I want to second the sentiment that the 5mb pre-allocation approach is "insane", but for another reason: it's subject to race conditions. If the cause of memory exhaustion is within your program (virtual address space exhausted), another thread could claim the 5mb after you free it but before you get to use it. If the cause of memory exhaustion is lack of physical resources on the machine due to other processes using too much memory, those other processes could claim the 5mb after you free it (if the malloc implementation returns the space to the system).
Some applications, like a music or movie player, would be perfectly justified just exiting/crashing on allocation failures - they're managing little if any modifiable data. On the other hand, I believe any application that is being used to modify potentially-valuable data needs to have a way to (1) ensure that data already on disk is left in a consistent, non-corrupted state, and (2) write out a recovery journal of some sort so that, on subsequent invocations, the user can recover any data lost when the application was forced to close.

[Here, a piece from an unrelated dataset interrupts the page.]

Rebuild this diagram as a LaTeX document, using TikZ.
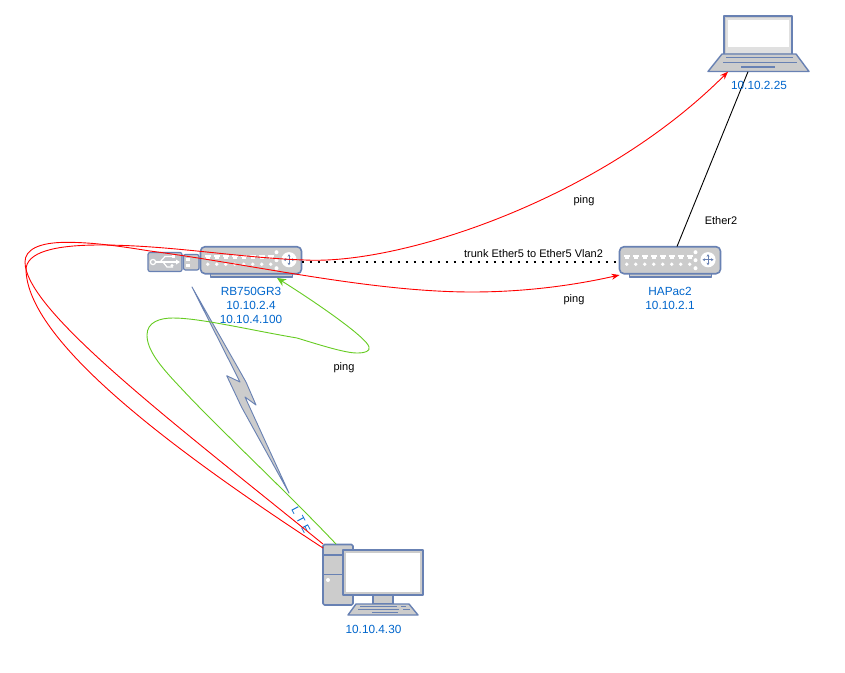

As we've seen in the first paragraph, due to race conditions your "malloc 5mb and free it" approach does not work. Ideally, the code to synchronize data and write recovery information would be completely allocation-free; if your program is well-designed, it's probably naturally allocation-free. One possible approach if you know you will need allocations at this stage is to implement your own allocator that works in a small static buffer/pool, and use it during allocation-failure shutdown.